# WASH TEST FOR R TRANS on 50/50 Results



## skdave (Apr 11, 2008)

I just finished the third washing of the R Trans transfer that I pressed on a Hanes Heavyweight 50/50. I am very pleased with the wash test results.
We printed the paper with dye sublimation ink and pressed at 370 degrees for 35 seconds. 

The one on the left has been washed 3 times and dried. The one on the right is right off the press.

I would compare the results to the wash test I've done on my GT541 and better than a wash test if this design was silk screened.

The hand is heavier than the results of the GT 541 of course, but VERY acceptable by screen print standards. We Contour cut the transfer, so there is NO BOX look or feel.

The down side is the R-Trans paper cost $1.445 a square foot. My ink cost was about .30 for this test.

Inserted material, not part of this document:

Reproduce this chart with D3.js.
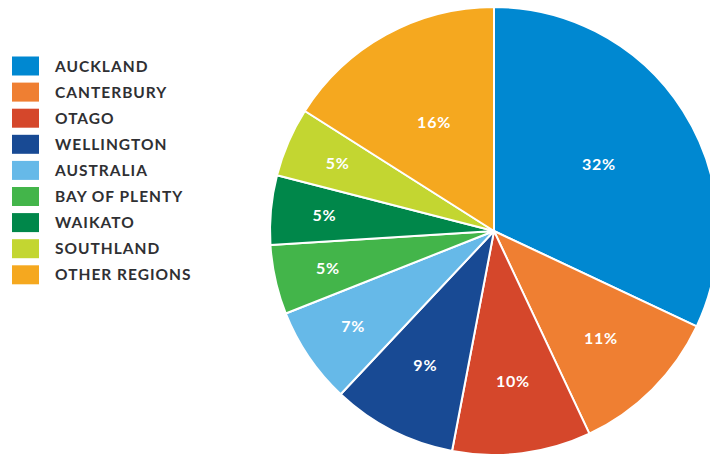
<!DOCTYPE html>
<html>
<head>
<meta charset="utf-8">
<script src="https://cdn.jsdelivr.net/npm/d3@7"></script>
<style>
    body { margin: 0; background: #fff; }
    svg { display: block; }
    text { font-family: Lato, "Open Sans", sans-serif; font-weight: 700; }
</style>
</head>
<body>
<div class="chart"></div>
<script>
// regions, clockwise from 12 o'clock
const regions = ["AUCKLAND", "CANTERBURY", "OTAGO", "WELLINGTON", "AUSTRALIA",
    "BAY OF PLENTY", "WAIKATO", "SOUTHLAND", "OTHER REGIONS"];
const shares = [32, 11, 10, 9, 7, 5, 5, 5, 16];
const colours = ["#0088d1", "#ef7f32", "#d5472b", "#184a94", "#66b9e8",
    "#43b54a", "#00874a", "#c3d631", "#f5a81f"];

const width = 710, height = 454;
const cx = 494, cy = 231, radius = 224;

const svg = d3.select(".chart")
    .append("svg")
    .attr("width", width)
    .attr("height", height);

const colour = d3.scaleOrdinal().domain(regions).range(colours);

const pie = d3.pie()
    .sort(null)
    .value((d, i) => shares[i]);

const arcs = pie(regions);
const arc = d3.arc().innerRadius(0).outerRadius(radius);

const pieG = svg.append("g").attr("transform", `translate(${cx},${cy})`);

pieG.selectAll("path.slice")
    .data(arcs).enter()
    .append("path")
    .attr("class", "slice")
    .attr("d", arc)
    .attr("fill", d => colour(d.data))
    .attr("stroke", "#fff")
    .attr("stroke-width", 2)
    .attr("stroke-linejoin", "round");

// small slices have their labels pushed further out
const labelPos = d => {
    const share = shares[d.index] / 100;
    let r = radius * 0.675;
    if (share >= 0.15) r = radius * 0.555;
    else if (share < 0.08) r = radius * 0.76;
    return d3.arc().innerRadius(r).outerRadius(r).centroid(d);
};

pieG.selectAll("text.pct")
    .data(arcs).enter()
    .append("text")
    .attr("class", "pct")
    .attr("x", d => labelPos(d)[0])
    .attr("y", d => labelPos(d)[1])
    .attr("dy", "0.36em")
    .attr("text-anchor", "middle")
    .attr("fill", "#fff")
    .style("font-size", "16px")
    .style("letter-spacing", "0.8px")
    .text(d => shares[d.index] + "%");

// legend
const legend = d3.scaleBand()
    .domain(regions)
    .range([56.5, 284.3])
    .paddingInner(0.272);

const legendG = svg.append("g");

legendG.selectAll("rect")
    .data(regions).enter()
    .append("rect")
    .attr("x", 12)
    .attr("y", d => legend(d))
    .attr("width", 27)
    .attr("height", legend.bandwidth())
    .attr("fill", d => colour(d));

legendG.selectAll("text")
    .data(regions).enter()
    .append("text")
    .attr("x", 55)
    .attr("y", d => legend(d) + legend.bandwidth() / 2)
    .attr("dy", "0.36em")
    .attr("fill", "#2f3033")
    .style("font-size", "15.5px")
    .style("letter-spacing", "1px")
    .text(d => d);
</script>
</body>
</html>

The up side is that colors are brighter than the results on the GT541 Brother. The fact that we can offer 50/50 shirts now, is a plus.
I'm not limited to the 14"x16" platen size of my GT541. On my 54" dye sub printer I can oversize print on 50/50 now. Which I will do Monday and post the results. Now to get the cost way down on the transfer paper and I will have a GREAT product.


----------



## skdave (Apr 11, 2008)

Now after 4 washes and dryings there is VERY LITTLE HAND. Nice results so far.


----------



## discoqueen (Jun 5, 2010)

Where did you purchase the R Trans paper from?
Please post additional pictures after you get through some more washes.


----------



## skdave (Apr 11, 2008)

discoqueen said:


> Where did you purchase the R Trans paper from?
> Please post additional pictures after you get through some more washes.


Mike sent it to me.

Mike Brockway [mike@reichsupply.com]

Will keep washing.


----------



## rawbhaze (Jan 29, 2011)

I'm surprised that this thread hasn't received more action. Thank you for taking the time to post results.

Have you tried Chromablast transfer paper on 50/50 with dye sub as well? If so, your opinions on one -vs.- the other.


----------



## cbroph (Feb 8, 2013)

Does anyone have any further / more recent results on R-trans paper on 100% or 50/50 using dye sub ink. Is anyone using this paper. I know it is more costly but cost can be offset with less expensive shirt versus Vapor apparel for example.
Thanks for any input.


----------



## bangtees (Oct 26, 2011)

item detail

$60+ for 100 sheets is comparable to using Laser Transfer Paper so if this works, it's a good deal.


----------



## skdave (Apr 11, 2008)

skdave said:


> Now after 4 washes and dryings there is VERY LITTLE HAND. Nice results soQUOTE]


----------



## Iocaine (Apr 28, 2007)

You mentioned you contour cut it to reduce the box. It has a clear adhesive residue then? Does it have a backing so it can be contour cut on a plotter/cutter or would I need a separate carrier sheet to do that?


----------